Photo: © David Owens 2022

Nabuqi

Kiang Malingue

Nabuqi, born in 1984 in Inner Mongolia, China, creates sculpture that sits on the cusp of art objecthood and domestic function. Her pieces are enigmatic: at the heart of the stand is a low, circular table made in acrylic. Placed on it are a bowl, a draped textile, some balls and a series of hoops. Behind it on the wall is an undulating lightbox with a repeated image of a bird (a wire-crested thorntail, apparently), with patterned wallpaper beneath it. Alongside that is a Pop-artish phallic yellow oval made in leather. It’s a curious tableau: as if we’ve walked into a domestic space in the aftermath of some sort of game or ritual.

Photo: © David Owens 2022

Kaarel Kurismaa

Temnikova & Kasela

Kurismaa was born in Estonia in 1939 and was a leading figure in kinetic and sound art during Soviet times. His work from that period no longer exists, but his installation at Frieze reflects 25 years of practice. On the floor is Intermezzo (1997), in which tiny cymbals mounted on folded metal strips are struck by mechanised beaters, prompting gentle ringing that can be heard across the Focus section. Also on view are sculptures made with clusters of school bells painted grey and works in which ticking timers are set within circular forms made with layers of painted wood. Wall paintings complete the setting for an intriguing sonic and visual ensemble.

Photo: © David Owens 2022

Gerrit Frohne-Brinkmann

Galerie Noah Klink

Anyone remember Squawkers McCaw? The animatronic parrot was launched in the mid-2000s by Hasbro—a life-size toy that would talk, eat toy crackers and even sing and dance. German artist Gerrit Frohne-Brinkmann has gathered a cluster of rather sorry-looking Squawkers on internet auction sites. Sitting on metal “branches” across the stand, damaged and soiled (the installation is called Dirty Parrots), they still shuffle, flap their wings and flutter their eyes but seem somewhat chastened amid the Frieze hubbub. Apparently, they also utter remembered statements from previous owners, but I only heard the occasional, muted caw. Of course, they’re a symbol of technological progress—clunky anachronisms compared to today’s virtual cute companions.

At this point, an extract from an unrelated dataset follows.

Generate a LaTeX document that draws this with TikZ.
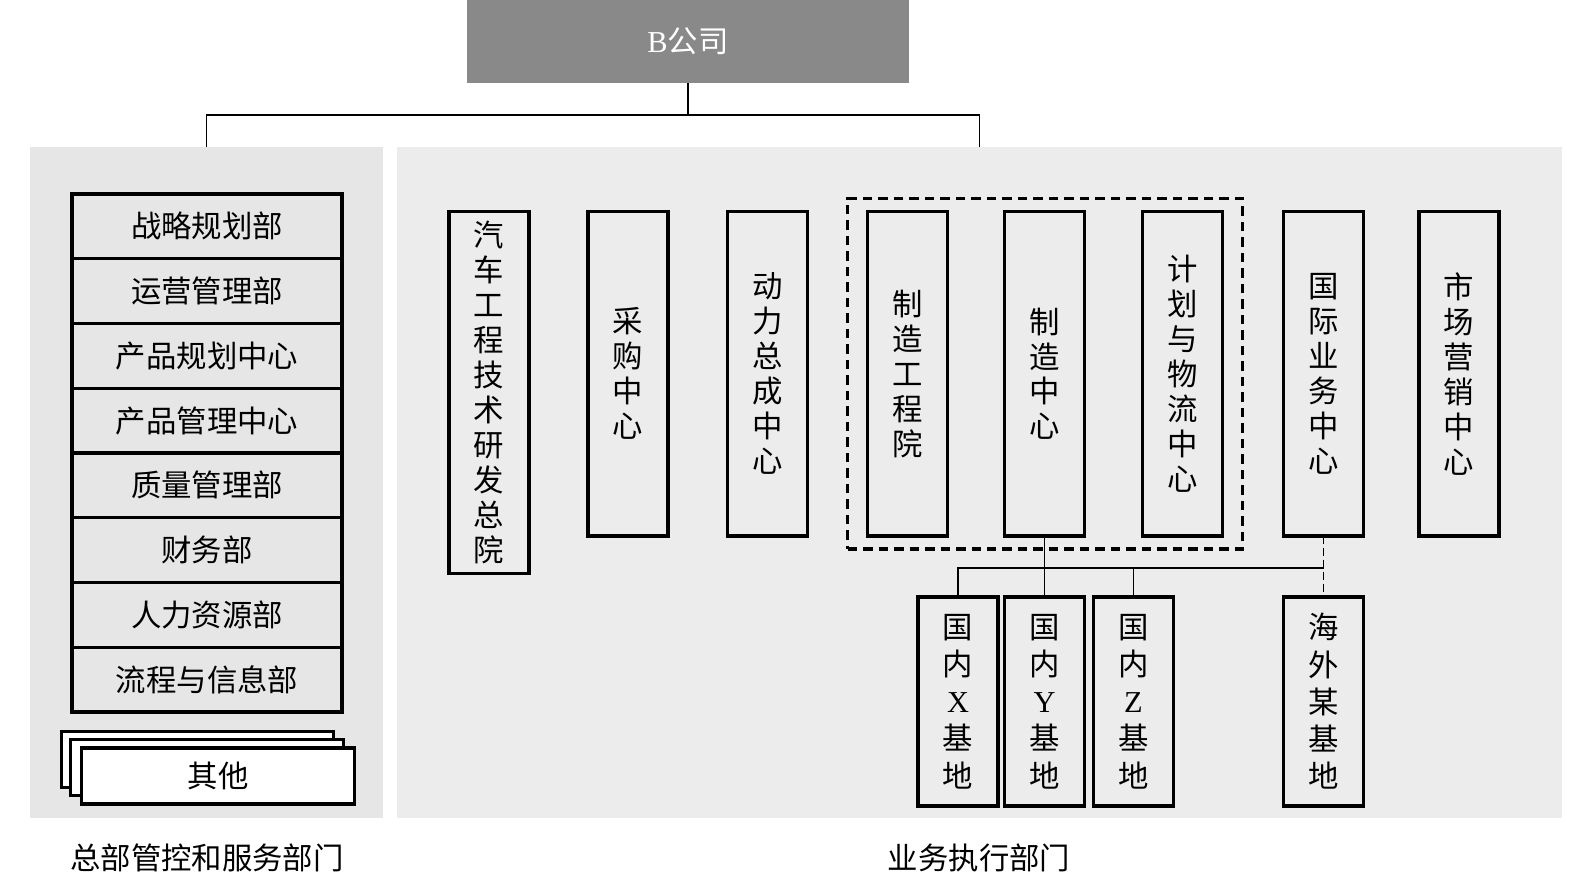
\documentclass[tikz,border=0pt]{standalone}
\usepackage{fontspec}
\setmainfont{Liberation Serif}
\newfontfamily\cjk{Noto Sans CJK SC}
\usetikzlibrary{positioning,fit}
\definecolor{headgray}{HTML}{898989}
\definecolor{panelhq}{HTML}{E6E6E6}
\definecolor{panelbiz}{HTML}{ECECEC}
\newcommand{\orgfont}{\cjk\fontsize{17.3}{19.9}\selectfont}
\newcommand{\basefont}{\cjk\fontsize{17.3}{21.2}\selectfont}

\begin{document}
\begin{tikzpicture}[x=0.02cm, y=-0.02cm,
        panel/.style={rectangle, inner sep=0pt, minimum height=13.42cm},
        listbox/.style={draw, line width=1.9pt, outer sep=0pt, minimum width=5.4cm, minimum height=1.295cm, font=\orgfont},
        tallbox/.style={draw, line width=1.9pt, outer sep=0pt, anchor=north, inner sep=0pt, minimum width=1.6cm, minimum height=6.49cm, align=center, font=\orgfont},
        basebox/.style={tallbox, minimum height=4.18cm, font=\basefont},
        othersbox/.style={draw, fill=white, line width=1.9pt, minimum width=5.45cm, minimum height=1.12cm, font=\orgfont},
        group/.style={draw, line width=1.9pt, dash pattern=on 0.19cm off 0.12cm, inner xsep=0.4cm, inner ysep=0.26cm},
        link/.style={line width=1.1pt}
    ]
    \useasboundingbox (0,0) rectangle (1594,876);

    % top and the two panels
    \node [fill=headgray, minimum width=8.84cm, minimum height=1.66cm, text=white, font=\orgfont] (company) at (688,41.5) {{\rmfamily B}公司};
    \node [panel, fill=panelhq, minimum width=7.06cm] (hq) at (206.5,482.5) {};
    \node [panel, fill=panelbiz, minimum width=23.3cm] (biz) at (979.5,482.5) {};
    \coordinate (bus) at (688,115);

    \draw [link] (company.south) -- (bus);
    \draw [link] (hq.north) |- (bus) -| (biz.north);

    % headquarters departments
    \foreach \dept [count=\i] in {战略规划部,运营管理部,产品规划中心,产品管理中心,质量管理部,财务部,人力资源部,流程与信息部}
        \node [listbox] (dept\i) at (207,{161.6+64.75*\i}) {\dept};

    \node [othersbox] (othersBack) at (197.5,759.5) {};
    \node [othersbox] (othersMid) at (207,767.5) {};
    \node [othersbox] (others) at (218,776) {其他};

    % business units
    \node [tallbox, minimum height=7.24cm] (rd) at (489,211.5) {汽\\车\\工\\程\\技\\术\\研\\发\\总\\院};
    \node [tallbox] (purchase) at (628,211.5) {采\\购\\中\\心};
    \node [tallbox] (power) at (767.5,211.5) {动\\力\\总\\成\\中\\心};
    \node [tallbox] (mfgeng) at (907.5,211.5) {制\\造\\工\\程\\院};
    \node [tallbox] (mfg) at (1044.5,211.5) {制\\造\\中\\心};
    \node [tallbox] (plan) at (1182.5,211.5) {计\\划\\与\\物\\流\\中\\心};
    \node [tallbox] (intl) at (1323.5,211.5) {国\\际\\业\\务\\中\\心};
    \node [tallbox] (market) at (1459,211.5) {市\\场\\营\\销\\中\\心};
    \node [group, fit=(mfgeng) (mfg) (plan)] (mfggroup) {};

    % production bases
    \node [basebox] (baseX) at (958,597) {国\\内\\{\rmfamily X}\\基\\地};
    \node [basebox] (baseY) at (1044.5,597) {国\\内\\{\rmfamily Y}\\基\\地};
    \node [basebox] (baseZ) at (1133.5,597) {国\\内\\{\rmfamily Z}\\基\\地};
    \node [basebox] (overseas) at (1323.5,597) {海\\外\\某\\基\\地};
    \coordinate (bus2) at (1044.5,568);

    \draw [link] (mfg.south) -- (baseY.north);
    \draw [link] (baseX.north) |- (intl.south |- bus2);
    \draw [link] (baseZ.north) -- (baseZ.north |- bus2);
    \draw [link, dash pattern=on 0.16cm off 0.08cm] (intl.south) -- (overseas.north);

    % panel captions
    \node [font=\orgfont] (hqlabel) at (207,858) {总部管控和服务部门};
    \node [font=\orgfont] (bizlabel) at (979,858) {业务执行部门};
\end{tikzpicture}
\end{document}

Corralled in this mini-zoo, they are a rather elegiac presence.

Photo: © David Owens 2022

Hayden Dunham and Women’s History Museum

Company Gallery

Meet two distinct but enticing US artists. Dunham’s painting, swing-like reliefs and hanging sculpture are all about their materiality. Dunham is described as both an alchemist and an artist, and has invented a material called H+, which transforms over time. So everything is in flux: liquid arrested as it forms, solids dissolving. Women’s History Museum, meanwhile, a two-person collective formed by Amanda McGowan
and Mattie Rivkah Barringer, operates between art and fashion. The duo’s work here takes two forms: photographic pieces including a poster for their recent collection, The Secret Litter of My Metropolitan Fashion Life (2022), featuring a female figure lying amid fashion debris and rats; and a sculptural piece with a mannequin surrounded by shoes. They include stilettos bedecked with drugs—a whole new meaning for high heels.

Photo: © David Owens 2022

Daiga Grantina

Emalin

Latvian artist Grantina recently had a residency near Lake Orta in Piedmont, Italy, and her small, abstract reliefs reflect on her time there with a watery lyricism. Grantina took note of everything on the lake—from the ripples and reflections of light to the insects that skate on its surface. She achieves powerful effects with a light touch: pieces of plywood cut into undulating or angular shapes, stained with ink; fabric forms that flow like liquid, set in silicone. But there’s also a spareness—a tough directness—in her method: the fabric is clearly stapled onto the wooden supports with a staplegun, for instance. Arranged around the stand, the reliefs have the appearance of glimpses of experience, memories captured poignantly and elegantly.